Diventato primo ministro Chamberlain, Grandi aveva già mosso le prime pedine, convinto che il momento favorevole fosse finalmente arrivato. Si buttò a capofitto nell'operazione, pronto a servirsi di tutti i mezzi, persino a far dire a Chamberlain e Mussolini più di quanto erano disposti a dire, pur di creare tra loro quella fiducia che sola avrebbe potuto permettere l'avvio di quel negoziato che entrambi volevano, ma che, nella loro reciproca diffidenza, entrambi temevano potesse naufragare con gravi conseguenze per il loro prestigio e la loro politica.

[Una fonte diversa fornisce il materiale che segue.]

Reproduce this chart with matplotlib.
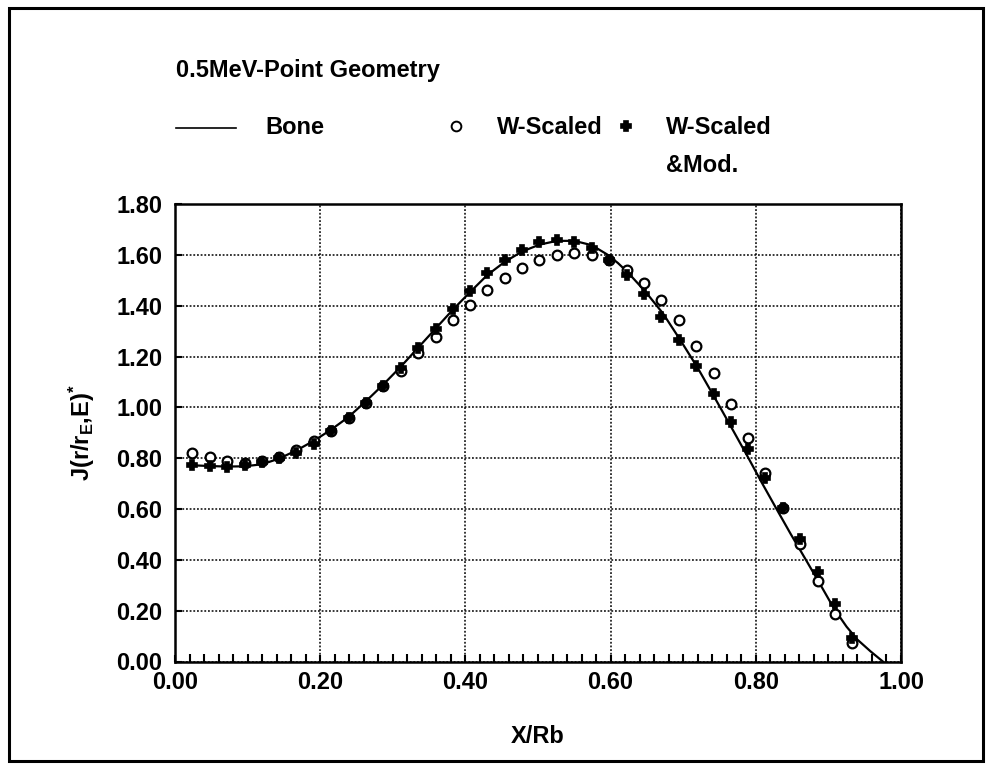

Lo dimostrano le sue memorie, nelle quali possiamo leggere questo importante passaggio in riferimento alla guerra di Spagna che, come sappiamo, sarà poi la causa di una rottura definitiva con il governo inglese: “Una sera del giugno 1937 aveva luogo al Foreign Office il consueto pranzo in occasione del compleanno del Sovrano, pranzo al quale partecipavano, oltre i membri del governo, i capi delle missioni diplomatiche a Londra. In quell'occasione mi incontrai a lungo con Neville Chamberlain col quale finsi di aver ricevuto una lettera di Mussolini nella quale il capo del governo italiano si esprimeva con parole di sincera simpatia verso la persona del nuovo Primo Ministro, non tacendo il suo desiderio che fossero ristabiliti al più presto rapporti d'amicizia e di collaborazione tra i nostri due paesi. Chamberlain fu toccato da questa comunicazione e mi pregò di ricambiare a Mussolini gli stessi sentimenti. Mi affrettai a informare Mussolini dell'espressione e delle parole di Chamberlain, del che il duce si mostrò lusingato e soddisfatto. Così fu di nuovo rotto il ghiaccio e l'atmosfera di personale simpatia si rinnovò fra Chamberlain e il duce”.


Renzo De Felice definisce abilissimi, se non addirittura mefistotelici, questi “giochini” di cui Dino Grandi si è servito per raggiungere i suoi scopi che, a dire del nostro ambasciatore, erano sempre uniti all'interesse dell'Italia stessa. Non è opportuno fare qui personali considerazioni circa la presunta scorrettezza di queste azioni, né tanto meno è possibile dedurre se la loro attuazione fosse stata realmente fondamentale per il mantenimento dei buoni rapporti fra i due paesi. I fatti ci dimostrano che, alla fine, la guerra si ebbe e nessuno poté, o volle, fare nulla per evitarla.

“Il Duce diffidava non di me, ma delle mie idee, che erano quasi sempre in contrasto con le sue. Fui sempre leale con lui, quando lo difesi e quando sentii il dovere di combatterlo.”